Fri, November 7, 10:15 to 11:45am, The Westin Copley Place, Floor: 7, Parliament

Abstract

The Jamaican government added electricity consumption to the VAT base in 2015 as a means of generating tax revenue. For equity reasons, the marginal rate was set at 16.5% with a threshold of 350 kWh/month. The introduction of the tax resulted in a change in both the average and marginal price of electricity. Using proprietary monthly customer meter-level data from Janaury 2014 to 2018 and a bunching framework, I identify the effect of changes in the marginal price of electricity on electricity consumption. I find no evidence of bunching around the tax policy-induced kink.

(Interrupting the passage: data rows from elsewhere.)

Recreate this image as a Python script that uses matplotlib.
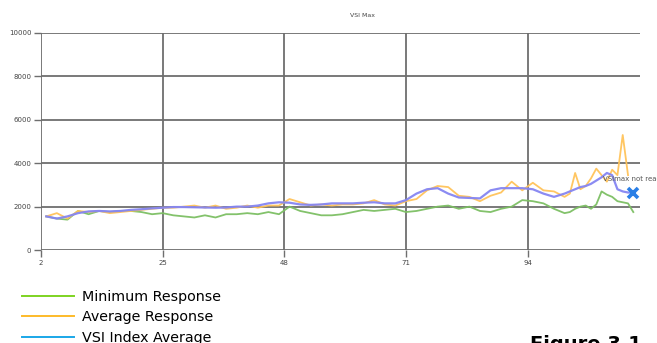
import numpy as np
import matplotlib
matplotlib.use("Agg")
import matplotlib.pyplot as plt
from matplotlib.lines import Line2D

# ---- data ----
sessions = [3, 5, 7, 9, 11, 13, 15, 17, 19, 21, 23, 25, 27, 29, 31, 33, 35, 37, 39, 41,
            43, 45, 47, 49, 51, 53, 55, 57, 59, 61, 63, 65, 67, 69, 71, 73, 75, 77, 79, 81,
            83, 85, 87, 89, 91, 93, 95, 97, 99, 101, 102, 103, 104, 105, 106, 107, 108,
            109, 110, 111, 112, 113, 114]

minimum_response = [1550, 1450, 1400, 1800, 1650, 1800, 1750, 1800, 1800, 1750, 1650, 1700,
                    1600, 1550, 1500, 1600, 1500, 1650, 1650, 1700, 1650, 1750, 1650, 2000,
                    1800, 1700, 1600, 1600, 1650, 1750, 1850, 1800, 1850, 1900, 1750, 1800,
                    1900, 2000, 2050, 1900, 2000, 1800, 1750, 1900, 2000, 2300, 2250, 2150,
                    1900, 1700, 1750, 1900, 2000, 2050, 1900, 2100, 2700, 2550, 2450, 2250,
                    2200, 2150, 1750]

average_response = [1550, 1700, 1450, 1800, 1750, 1800, 1700, 1750, 1800, 1850, 1900, 1950,
                    1950, 2000, 2050, 1950, 2050, 1900, 1950, 2050, 1950, 2050, 2050, 2350,
                    2200, 2050, 2100, 2050, 2100, 2100, 2150, 2300, 2100, 2050, 2250, 2350,
                    2750, 2950, 2900, 2500, 2450, 2250, 2500, 2650, 3150, 2750, 3100, 2750,
                    2700, 2450, 2600, 3550, 2800, 2950, 3300, 3750, 3450, 3150, 3700, 3450,
                    5300, 3450, np.nan]

vsi_index_average = [1550, 1450, 1550, 1700, 1780, 1800, 1780, 1800, 1850, 1880, 1920, 1950,
                     1980, 1980, 1970, 1960, 1950, 1960, 2000, 2000, 2050, 2150, 2200, 2180,
                     2100, 2080, 2100, 2150, 2150, 2150, 2180, 2200, 2150, 2150, 2300, 2600,
                     2800, 2850, 2600, 2420, 2400, 2380, 2750, 2850, 2850, 2850, 2800, 2600,
                     2450, 2600, 2700, 2800, 2900, 2950, 3050, 3200, 3350, 3550, 3450, 2800,
                     2700, 2650, 2650]

vsimax_point = (114, 2650)
x_ticks = [2, 25, 48, 71, 94]
y_ticks = [0, 2000, 4000, 6000, 8000, 10000]
legend_labels = ["Minimum Response", "Average Response", "VSI Index Average"]

# ---- figure ----
fig = plt.figure(figsize=(6.57, 3.43), dpi=100)
ax = fig.add_axes([0.0624, 0.271, 0.912, 0.633])

ax.plot(sessions, minimum_response, color="#7cbf63", lw=1.3, alpha=0.95)
ax.plot(sessions, average_response, color="#ffc35a", lw=1.3, alpha=0.95)
ax.plot(sessions, vsi_index_average, color="#8585f2", lw=1.6, alpha=0.95)
ax.plot([vsimax_point[0]], [vsimax_point[1]], marker="x", color="#2a7fe6",
        markersize=7, markeredgewidth=2.6, linestyle="none")
ax.text(108.3, 3250, "VSImax not reached", fontsize=5, color="#555555",
        ha="left", va="center", clip_on=False)

ax.set_xlim(2, 115.3)
ax.set_ylim(0, 10000)
ax.set_xticks(x_ticks)
ax.set_yticks(y_ticks)
ax.set_xticklabels([str(v) for v in x_ticks])
ax.set_yticklabels([str(v) for v in y_ticks])
for s in ax.spines.values():
    s.set_visible(False)
ax.grid(True, color="#6e6e6e", lw=1.3)
ax.set_axisbelow(True)
ax.tick_params(axis="both", length=5, width=1.0, color="#6e6e6e",
               labelsize=5, labelcolor="#444444", pad=2)

fig.text(0.551, 0.955, "VSI Max", fontsize=4.5, color="#444444", ha="center", va="center")

handles = [Line2D([], [], color="#7ed321", lw=1.4),
           Line2D([], [], color="#fdbb2a", lw=1.4),
           Line2D([], [], color="#1aa7e8", lw=1.4)]
fig.legend(handles, legend_labels, loc="upper left", bbox_to_anchor=(0.034, 0.155),
           frameon=False, fontsize=10.3, handlelength=3.6, handletextpad=0.6,
           labelspacing=0.45, borderpad=0, borderaxespad=0)

fig.text(0.806, 0.022, "Figure 3.1", fontsize=14, fontweight="bold", ha="left", va="top")

fig.savefig("out.png", dpi=100)
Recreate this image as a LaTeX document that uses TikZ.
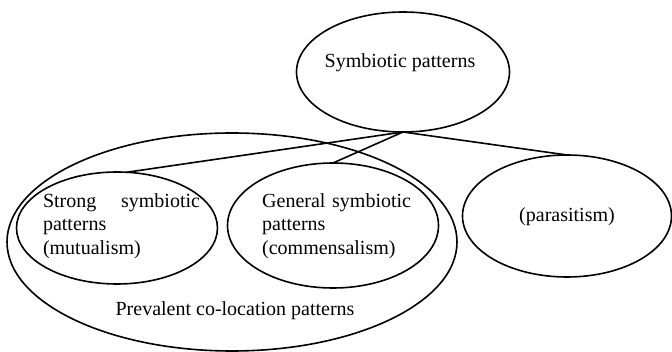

This suggests that consumers do not respond to the marginal price of electricity, a finding consistent with Ito (2014), who uses a similar strategy to study responsiveness to electricity prices in California. Next, I turn to a DID methodology to estimate the effect of the policy change and find that the effect varies across space and time. First, I cannot reject the null that the policy had no effect in the first two months after enactment. Second, the effect after the second month varies across geographic space. Consumption increased in Kingston (the capital), while it remained stable or decreased in other municipalities. Finally, I implement a difference model that compares consumption in the pre-2015 period with consumption in the same months of 2016. This approach is beneficial for two reasons. First, it allows me to control for the seasonality of energy consumption. Second, it captures a medium to longer-term effect. I find that the tax reduced consumption by about 2.8%. This result is stable over time.